Quuxplusone / LLVMBugzillaTest

0 stars 0 forks source link

-fno-zero-initialized-in-bss -fno-common and tentative definitions #30598

Open Quuxplusone opened 7 years ago

Quuxplusone commented 7 years ago
Bugzilla Link PR31625
Status NEW
Importance P normal
Reported by hstong@ca.ibm.com
Reported on 2017-01-12 22:25:41 -0800
Last modified on 2019-01-29 08:08:25 -0800
Version trunk
Hardware PC Linux
CC erich.keane@intel.com, llvm-bugs@lists.llvm.org, neeilans@live.com, richard-llvm@metafoo.co.uk
Fixed by commit(s)
Attachments
Blocks
Blocked by
See also
Clang's support for -fno-zero-initialized-in-bss does not match GCC's.
In particular, when using -fno-common, tentative definitions are still placed
by GCC into BSS.

Online compiler:
http://melpon.org/wandbox/permlink/76ugV7cPaxxqjIMl

### Source (<stdin>):
int x;

### Compiler invocation:
clang -c -o a.o -x c -fno-common -fno-zero-initialized-in-bss -

### Additional commands:
objdump -wt a.o | grep -P '\b''x\b'

### Expected output:
0000000000000000 g     O .bss   0000000000000004 x

### Actual output:
0000000000000000 g     O .data  0000000000000004 x

### clang -v:
clang version 4.0.0 (trunk 290110)
Target: x86_64-unknown-linux-gnu
Thread model: posix
InstalledDir: /usr/local/llvm-head/bin
Found candidate GCC installation: /usr/lib/gcc/x86_64-linux-gnu/4.6
Found candidate GCC installation: /usr/lib/gcc/x86_64-linux-gnu/4.6.3
Selected GCC installation: /usr/lib/gcc/x86_64-linux-gnu/4.6
Candidate multilib: .;@m64
Candidate multilib: 32;@m32
Selected multilib: .;@m64
Quuxplusone commented 5 years ago
This still exists in trunk today.  I believe the problem in part is that IR
CodeGen doesn't differentiate between an initalized and uninitialized variable.
See: https://godbolt.org/z/vnhOMG

Note that:
@i_uninit = dso_local global i32 0, align 4, !dbg !0
@i_init_zero = dso_local global i32 0, align 4, !dbg !6

BOTH are i32 0, despite one being initialized and one not.

CodeGenModule.cpp (CodeGenModule::EmitGlobalVarDefinition) seems to do this
intentionally (see the else if(!InitExpr) condition, ~3493).

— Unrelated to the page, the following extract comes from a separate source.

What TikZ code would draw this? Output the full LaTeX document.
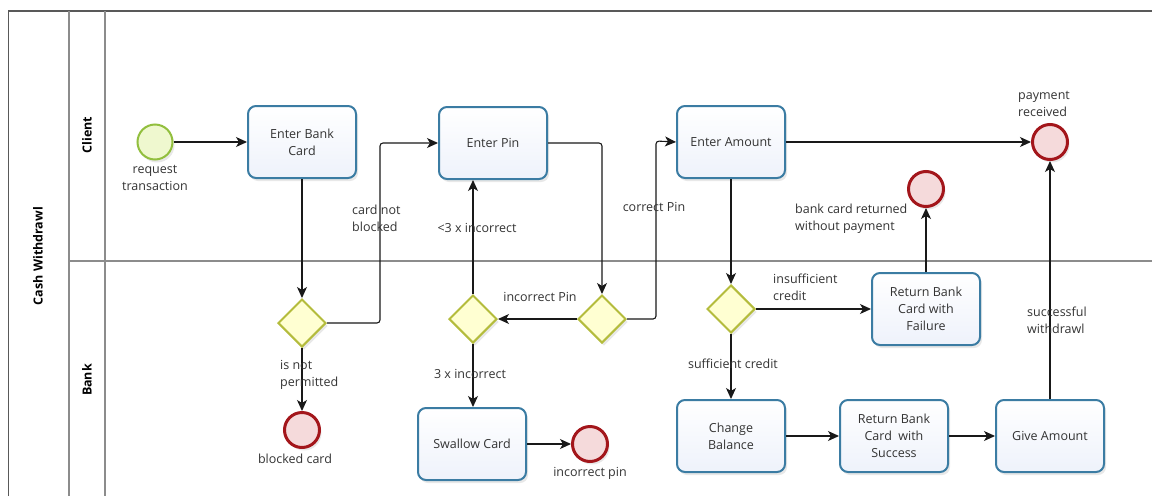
\documentclass[tikz,border=0pt]{standalone}
\usepackage{fontspec}
\setmainfont{Open Sans}
\usetikzlibrary{shapes.geometric,arrows.meta,shadows,calc}
\definecolor{taskline}{HTML}{3B7CA3}
\definecolor{taskfill}{HTML}{EEF2FB}
\definecolor{gwline}{HTML}{B4BC3C}
\definecolor{gwfill}{HTML}{FFFFD2}
\definecolor{endline}{HTML}{A3161B}
\definecolor{endfill}{HTML}{F5DADB}
\definecolor{startline}{HTML}{92BF3E}
\definecolor{startfill}{HTML}{EFF8CF}
\definecolor{txt}{HTML}{333333}
\definecolor{lanegray}{HTML}{8C8C8C}
\tikzset{
  x=1pt,y=-1pt,
  every node/.style={font=\fontsize{12.5}{17}\selectfont,text=txt},
  shad/.style={drop shadow={shadow xshift=2pt,shadow yshift=-3pt,opacity=0.18,fill=gray}},
  task/.style={draw=taskline,line width=2pt,rounded corners=8pt,top color=white,bottom color=taskfill,
    minimum width=108pt,minimum height=72pt,align=center,inner sep=2pt,shad},
  gw/.style={diamond,draw=gwline,line width=2pt,fill=gwfill,minimum size=48pt,inner sep=0pt,shad},
  endev/.style={circle,draw=endline,line width=3pt,fill=endfill,minimum size=35pt,inner sep=0pt,shad},
  startev/.style={circle,draw=startline,line width=2pt,fill=startfill,minimum size=35pt,inner sep=0pt,shad},
  flow/.style={draw=black!90,line width=1.1pt,rounded corners=3pt,-{Stealth[length=11pt,width=10pt,inset=3pt]}},
  lbl/.style={align=left,inner sep=0pt},
  lblc/.style={align=center,inner sep=0pt},
  lanetxt/.style={rotate=90,font=\fontsize{12.5}{15}\selectfont\bfseries,text=black}
}
\begin{document}
\begin{tikzpicture}
\useasboundingbox (0,0) rectangle (1152,496);
% pool and lanes
\draw[line width=1.6pt,draw=black!65] (8.5,496) -- (8.5,11) -- (1152,11);
\draw[line width=1.2pt,draw=lanegray] (69,11) -- (69,496);
\draw[line width=1.2pt,draw=lanegray] (105,11) -- (105,496);
\draw[line width=1.2pt,draw=lanegray] (69,261) -- (1152,261);
\node[lanetxt] (pool) at (38,256) {Cash Withdrawl};
\node[lanetxt] (client) at (87,135) {Client};
\node[lanetxt] (bank) at (87,380) {Bank};

% nodes
\node[startev] (start) at (155,142) {};
\node[task] (ebc) at (302,142) {Enter Bank\\Card};
\node[task] (pin) at (493,143) {Enter Pin};
\node[task] (amt) at (731,142) {Enter Amount};
\node[endev] (paid) at (1050,142) {};
\node[endev] (ret) at (926,189) {};
\node[gw] (g1) at (302,323) {};
\node[endev] (blocked) at (302,430) {};
\node[gw] (g2) at (602,319) {};
\node[gw] (g3) at (473,319) {};
\node[task] (swallow) at (472,444) {Swallow Card};
\node[endev] (incpin) at (590,444) {};
\node[gw] (g4) at (731,309) {};
\node[task] (fail) at (926,309) {Return Bank\\Card with\\Failure};
\node[task] (change) at (731,436) {Change\\Balance};
\node[task] (succ) at (894,436) {Return Bank\\Card\ \ with\\Success};
\node[task] (give) at (1050,436) {Give Amount};

% helper coordinates
\coordinate (c1) at (380,143);
\coordinate (c2) at (656,141);

% flows
\draw[flow] (start) -- (ebc);
\draw[flow] (ebc.south) -- (g1.north);
\draw[flow] (g1.east) -| (c1) -- (pin.west);
\draw[flow] (g1.south) -- (blocked.north);
\draw[flow] (pin.east) -| (g2.north);
\draw[flow] (g2.west) -- (g3.east);
\draw[flow] (g3.north) -- (g3.north |- pin.south);
\draw[flow] (g2.east) -| (c2) -- (amt.west);
\draw[flow] (g3.south) -- (g3.south |- swallow.north);
\draw[flow] (swallow.east) -- (incpin.west);
\draw[flow] (amt.east) -- (paid.west);
\draw[flow] (amt.south) -- (g4.north);
\draw[flow] (g4.east) -- (fail.west);
\draw[flow] (fail.north) -- (ret.south);
\draw[flow] (g4.south) -- (change.north);
\draw[flow] (change.east) -- (succ.west);
\draw[flow] (succ.east) -- (give.west);
\draw[flow] (give.north) -- (paid.south);

% labels
\node[lblc] (lstart) at (155,178) {request\\transaction};
\node[lbl,anchor=west] (lpaid) at (1018,103.5) {payment\\received};
\node[lbl,anchor=west] (lret) at (795,218.5) {bank card returned\\without payment};
\node[lbl,anchor=west] (lcnb) at (352,218.5) {card not\\blocked};
\node[lbl,anchor=west] (linp) at (280,375) {is not\\permitted};
\node[lblc] (lblocked) at (295,459) {blocked card};
\node[lblc] (l3less) at (477,228) {<3 x incorrect};
\node[lblc] (lcorrect) at (654,207) {correct Pin};
\node[lblc] (lincorr) at (540,297) {incorrect Pin};
\node[lblc] (l3x) at (470,374) {3 x incorrect};
\node[lblc] (lincpin) at (590,473) {incorrect pin};
\node[lbl,anchor=west] (linsuf) at (773,287) {insufficient\\credit};
\node[lblc] (lsuf) at (733,364) {sufficient credit};
\node[lbl,anchor=west] (lsucc) at (1027,320.5) {successful\\withdrawl};
\end{tikzpicture}
\end{document}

The comment claims that this is intentional.  It seems to me that we could
replace the Init = line in that with llvm::UndefValue::get(D->getType()-
>getTypePtr());, however I'm not sure of the full consequences of that.

Additionally, some LLVM work would need to be done to correctly handle the bss
based on its init status.

Does anyone familiar with this code have guidance that they can give?  The test
failures of the above suggested changes (to get the Clang done) is a pretty
massive list, but I'm OK doing them if we believe this is the right thing.
Quuxplusone commented 5 years ago
Based on my reading of:
http://eel.is/c++draft/dcl.init#10 and http://eel.is/c++draft/basic.stc.static

I think my version above is illegal, right?  We presumably need some way to
identify which variables are "initialized in text" vs "initialized by rule" in
this case.
Quuxplusone commented 5 years ago
(In reply to Erich Keane from comment #2)
> Based on my reading of:
> http://eel.is/c++draft/dcl.init#10 and
> http://eel.is/c++draft/basic.stc.static
>
> I think my version above is illegal, right?  We presumably need some way to
> identify which variables are "initialized in text" vs "initialized by rule"
> in this case.
Yes, zero-initialization produces defined values that can be inspected.

As for the semantics, the "initialized by rule" portion seems to specifically
be the zero-initialization that is performed by [basic.start.static] in the
absence of constant initialization. An object that needs dynamic initialization
goes into BSS (if all bytes should be zero as the result of zero-
initialization).

All other constant initialization (including zero-initializing as part of value-
initialization) is not considered for BSS when -fno-zero-initialized-in-bss is
in effect.
Quuxplusone commented 5 years ago

Alright, thanks for the confirmation.

I'll discuss with my LLVM folks how we can communicate the difference between "initialized in text" vs "initialized by rule". At the moment, I don't see a way to do so in IR.